Work to be completed:
Print word for word the first line of the listing below and every line after it, through the line with "return np.column_stack([xs, np.polyval(c, xs)])". Leave out the pictures and the rest.
----- Extracted data -----
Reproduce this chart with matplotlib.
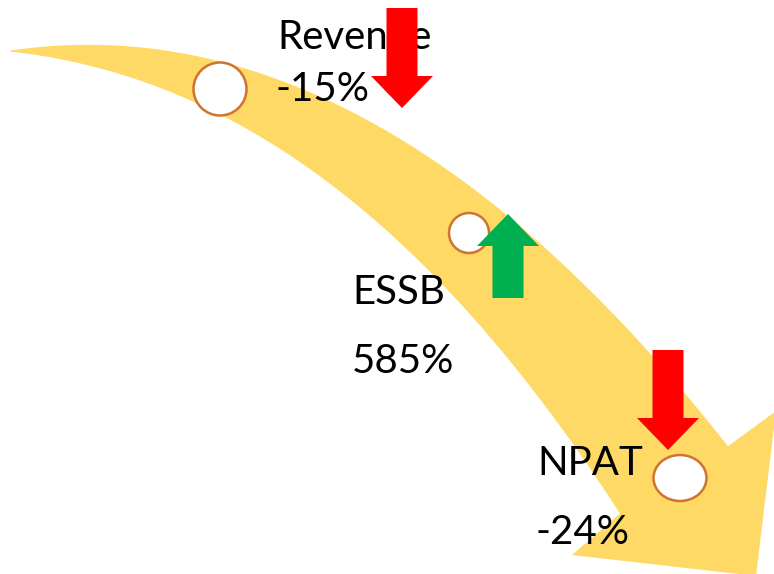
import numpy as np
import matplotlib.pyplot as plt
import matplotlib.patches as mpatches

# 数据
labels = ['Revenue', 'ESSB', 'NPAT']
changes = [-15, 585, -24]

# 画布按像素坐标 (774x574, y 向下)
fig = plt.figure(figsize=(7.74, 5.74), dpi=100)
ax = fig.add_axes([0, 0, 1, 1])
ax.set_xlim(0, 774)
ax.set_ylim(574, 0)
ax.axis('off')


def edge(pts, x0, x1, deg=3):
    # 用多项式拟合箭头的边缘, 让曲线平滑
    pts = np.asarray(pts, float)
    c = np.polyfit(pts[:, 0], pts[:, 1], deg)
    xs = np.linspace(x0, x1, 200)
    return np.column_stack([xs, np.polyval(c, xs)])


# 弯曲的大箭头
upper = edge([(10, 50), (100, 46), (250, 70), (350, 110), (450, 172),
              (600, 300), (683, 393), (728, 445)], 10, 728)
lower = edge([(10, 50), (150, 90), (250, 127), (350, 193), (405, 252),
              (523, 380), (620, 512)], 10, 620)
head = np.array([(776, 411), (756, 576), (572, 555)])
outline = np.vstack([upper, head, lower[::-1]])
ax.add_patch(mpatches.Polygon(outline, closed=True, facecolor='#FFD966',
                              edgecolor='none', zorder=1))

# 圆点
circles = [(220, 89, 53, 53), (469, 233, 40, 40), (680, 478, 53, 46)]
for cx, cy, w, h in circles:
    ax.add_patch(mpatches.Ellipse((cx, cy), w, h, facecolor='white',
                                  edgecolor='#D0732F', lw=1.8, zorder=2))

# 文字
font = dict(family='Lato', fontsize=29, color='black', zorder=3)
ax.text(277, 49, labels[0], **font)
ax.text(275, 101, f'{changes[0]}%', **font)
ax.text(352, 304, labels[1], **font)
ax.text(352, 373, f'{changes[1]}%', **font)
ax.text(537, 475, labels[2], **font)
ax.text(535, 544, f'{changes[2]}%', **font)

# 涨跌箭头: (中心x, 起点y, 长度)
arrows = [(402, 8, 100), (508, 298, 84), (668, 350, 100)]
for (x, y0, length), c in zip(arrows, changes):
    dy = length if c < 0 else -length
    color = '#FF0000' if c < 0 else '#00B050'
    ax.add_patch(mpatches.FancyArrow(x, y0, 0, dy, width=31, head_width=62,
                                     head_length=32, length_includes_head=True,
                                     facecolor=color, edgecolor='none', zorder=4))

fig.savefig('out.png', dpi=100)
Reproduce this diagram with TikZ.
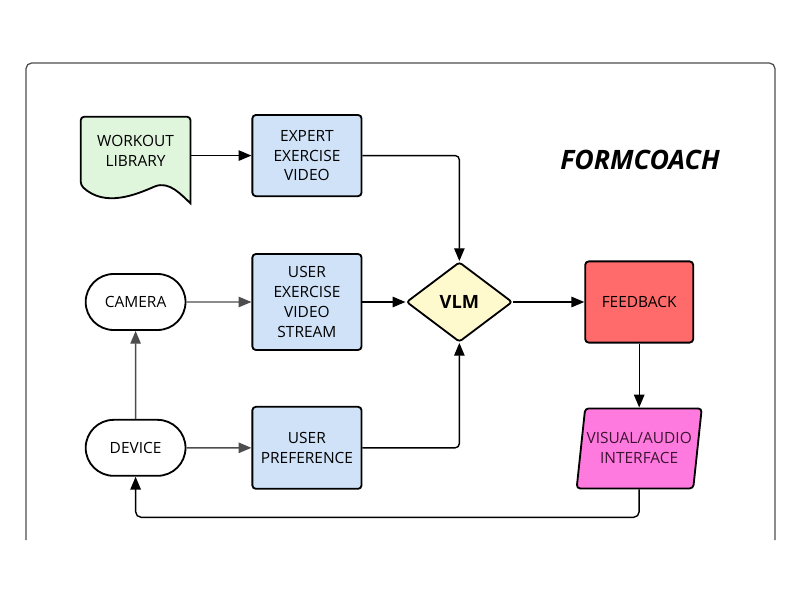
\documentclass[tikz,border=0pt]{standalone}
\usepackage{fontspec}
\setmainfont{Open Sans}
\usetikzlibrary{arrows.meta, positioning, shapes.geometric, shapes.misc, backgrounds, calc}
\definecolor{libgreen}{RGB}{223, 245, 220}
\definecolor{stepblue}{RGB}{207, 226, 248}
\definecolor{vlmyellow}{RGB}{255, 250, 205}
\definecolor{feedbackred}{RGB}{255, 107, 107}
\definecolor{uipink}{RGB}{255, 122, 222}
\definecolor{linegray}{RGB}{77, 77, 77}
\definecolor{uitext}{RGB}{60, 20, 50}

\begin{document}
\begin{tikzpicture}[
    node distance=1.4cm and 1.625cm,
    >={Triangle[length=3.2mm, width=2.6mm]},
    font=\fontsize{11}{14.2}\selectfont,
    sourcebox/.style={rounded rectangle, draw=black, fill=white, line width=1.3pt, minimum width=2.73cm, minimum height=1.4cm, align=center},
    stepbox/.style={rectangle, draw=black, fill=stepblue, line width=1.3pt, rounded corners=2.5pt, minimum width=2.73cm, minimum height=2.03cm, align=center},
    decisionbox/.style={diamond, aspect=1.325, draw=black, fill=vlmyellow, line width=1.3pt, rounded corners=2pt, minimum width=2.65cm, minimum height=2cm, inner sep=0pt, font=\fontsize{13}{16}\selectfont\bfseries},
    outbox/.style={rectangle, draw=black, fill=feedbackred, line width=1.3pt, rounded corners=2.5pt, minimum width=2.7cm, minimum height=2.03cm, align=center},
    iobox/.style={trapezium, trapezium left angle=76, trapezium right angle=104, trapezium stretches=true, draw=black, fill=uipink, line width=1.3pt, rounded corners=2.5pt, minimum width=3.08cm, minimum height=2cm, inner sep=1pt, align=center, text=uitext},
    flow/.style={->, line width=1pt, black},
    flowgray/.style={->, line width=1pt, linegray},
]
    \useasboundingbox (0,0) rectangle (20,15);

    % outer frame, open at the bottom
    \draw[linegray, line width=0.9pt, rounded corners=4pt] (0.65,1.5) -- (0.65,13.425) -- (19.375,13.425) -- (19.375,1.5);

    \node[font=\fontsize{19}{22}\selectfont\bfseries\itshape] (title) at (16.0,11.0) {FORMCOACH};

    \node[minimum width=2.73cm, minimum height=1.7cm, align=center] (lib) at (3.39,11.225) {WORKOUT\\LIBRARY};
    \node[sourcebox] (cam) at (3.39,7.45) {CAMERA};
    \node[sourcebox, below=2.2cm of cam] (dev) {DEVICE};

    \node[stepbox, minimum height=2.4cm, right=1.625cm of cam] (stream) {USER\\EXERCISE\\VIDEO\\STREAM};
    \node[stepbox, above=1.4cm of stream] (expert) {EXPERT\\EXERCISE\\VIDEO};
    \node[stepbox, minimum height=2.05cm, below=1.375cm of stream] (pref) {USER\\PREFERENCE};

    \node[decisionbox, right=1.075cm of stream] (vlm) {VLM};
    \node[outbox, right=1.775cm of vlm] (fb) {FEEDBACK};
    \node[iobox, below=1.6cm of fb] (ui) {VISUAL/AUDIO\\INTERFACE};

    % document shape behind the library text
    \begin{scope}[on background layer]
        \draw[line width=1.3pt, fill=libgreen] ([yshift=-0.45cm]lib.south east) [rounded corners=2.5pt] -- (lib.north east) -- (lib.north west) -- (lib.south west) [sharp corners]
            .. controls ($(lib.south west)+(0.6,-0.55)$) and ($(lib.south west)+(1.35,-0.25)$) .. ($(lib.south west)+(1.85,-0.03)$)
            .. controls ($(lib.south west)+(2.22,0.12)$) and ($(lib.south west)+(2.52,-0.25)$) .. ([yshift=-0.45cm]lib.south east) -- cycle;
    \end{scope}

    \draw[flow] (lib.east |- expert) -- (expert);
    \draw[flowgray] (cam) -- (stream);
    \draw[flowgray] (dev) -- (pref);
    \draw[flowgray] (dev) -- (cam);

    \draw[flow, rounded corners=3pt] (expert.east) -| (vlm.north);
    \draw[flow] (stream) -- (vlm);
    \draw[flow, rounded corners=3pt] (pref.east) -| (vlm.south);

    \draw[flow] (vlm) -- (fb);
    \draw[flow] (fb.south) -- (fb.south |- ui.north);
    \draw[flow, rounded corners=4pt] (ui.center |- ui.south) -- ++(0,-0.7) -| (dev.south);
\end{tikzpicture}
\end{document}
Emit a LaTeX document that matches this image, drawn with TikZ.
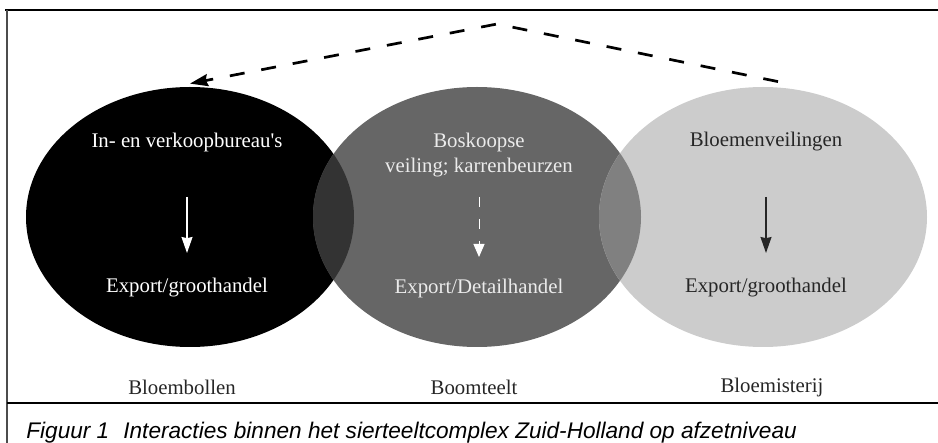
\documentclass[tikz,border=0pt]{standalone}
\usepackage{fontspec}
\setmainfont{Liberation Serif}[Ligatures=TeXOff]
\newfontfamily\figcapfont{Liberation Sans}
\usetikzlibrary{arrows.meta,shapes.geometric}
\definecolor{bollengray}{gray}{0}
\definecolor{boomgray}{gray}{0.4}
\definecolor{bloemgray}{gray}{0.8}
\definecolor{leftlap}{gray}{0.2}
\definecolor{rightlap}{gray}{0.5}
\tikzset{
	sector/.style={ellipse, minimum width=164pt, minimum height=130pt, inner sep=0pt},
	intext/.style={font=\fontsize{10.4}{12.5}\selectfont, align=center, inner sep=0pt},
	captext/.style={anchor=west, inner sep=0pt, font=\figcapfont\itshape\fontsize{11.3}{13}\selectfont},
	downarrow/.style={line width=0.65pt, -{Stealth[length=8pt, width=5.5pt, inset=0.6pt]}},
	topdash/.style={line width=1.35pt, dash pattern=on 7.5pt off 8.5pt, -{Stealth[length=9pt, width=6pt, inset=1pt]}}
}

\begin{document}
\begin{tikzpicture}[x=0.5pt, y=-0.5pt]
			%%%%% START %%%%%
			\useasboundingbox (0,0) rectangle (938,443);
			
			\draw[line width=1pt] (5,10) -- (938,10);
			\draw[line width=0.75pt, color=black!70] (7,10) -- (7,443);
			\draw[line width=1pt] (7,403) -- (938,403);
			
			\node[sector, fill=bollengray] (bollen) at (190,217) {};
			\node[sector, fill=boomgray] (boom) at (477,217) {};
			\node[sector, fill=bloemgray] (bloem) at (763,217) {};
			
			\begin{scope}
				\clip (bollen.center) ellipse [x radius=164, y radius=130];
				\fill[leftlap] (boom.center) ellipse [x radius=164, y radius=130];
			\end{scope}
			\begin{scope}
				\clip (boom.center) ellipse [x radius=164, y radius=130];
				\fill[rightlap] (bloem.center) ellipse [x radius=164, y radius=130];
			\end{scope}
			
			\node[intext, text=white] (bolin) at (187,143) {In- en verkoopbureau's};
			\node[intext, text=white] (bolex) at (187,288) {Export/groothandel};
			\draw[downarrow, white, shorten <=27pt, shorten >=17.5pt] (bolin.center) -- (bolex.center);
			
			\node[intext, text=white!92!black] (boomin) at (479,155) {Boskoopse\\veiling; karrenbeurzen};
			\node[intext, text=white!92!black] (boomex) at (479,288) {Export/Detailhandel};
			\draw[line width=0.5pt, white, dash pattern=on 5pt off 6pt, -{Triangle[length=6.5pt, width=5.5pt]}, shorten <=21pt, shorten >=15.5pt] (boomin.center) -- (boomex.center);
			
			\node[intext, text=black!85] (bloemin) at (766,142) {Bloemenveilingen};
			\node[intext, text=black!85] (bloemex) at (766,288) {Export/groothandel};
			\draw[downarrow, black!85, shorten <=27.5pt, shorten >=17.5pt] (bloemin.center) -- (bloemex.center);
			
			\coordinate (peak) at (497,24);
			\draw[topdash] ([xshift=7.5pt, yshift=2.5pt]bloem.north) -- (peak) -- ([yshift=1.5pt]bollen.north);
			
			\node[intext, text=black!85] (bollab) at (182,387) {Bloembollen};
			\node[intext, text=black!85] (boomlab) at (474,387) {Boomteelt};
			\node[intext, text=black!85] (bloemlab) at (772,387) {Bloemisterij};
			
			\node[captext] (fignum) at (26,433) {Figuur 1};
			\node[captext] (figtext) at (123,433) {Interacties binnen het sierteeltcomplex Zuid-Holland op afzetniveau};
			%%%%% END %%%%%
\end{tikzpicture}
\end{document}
-----
Result:
Reproduce this chart with matplotlib.
import numpy as np
import matplotlib.pyplot as plt
import matplotlib.patches as mpatches

# 数据
labels = ['Revenue', 'ESSB', 'NPAT']
changes = [-15, 585, -24]

# 画布按像素坐标 (774x574, y 向下)
fig = plt.figure(figsize=(7.74, 5.74), dpi=100)
ax = fig.add_axes([0, 0, 1, 1])
ax.set_xlim(0, 774)
ax.set_ylim(574, 0)
ax.axis('off')


def edge(pts, x0, x1, deg=3):
    # 用多项式拟合箭头的边缘, 让曲线平滑
    pts = np.asarray(pts, float)
    c = np.polyfit(pts[:, 0], pts[:, 1], deg)
    xs = np.linspace(x0, x1, 200)
    return np.column_stack([xs, np.polyval(c, xs)])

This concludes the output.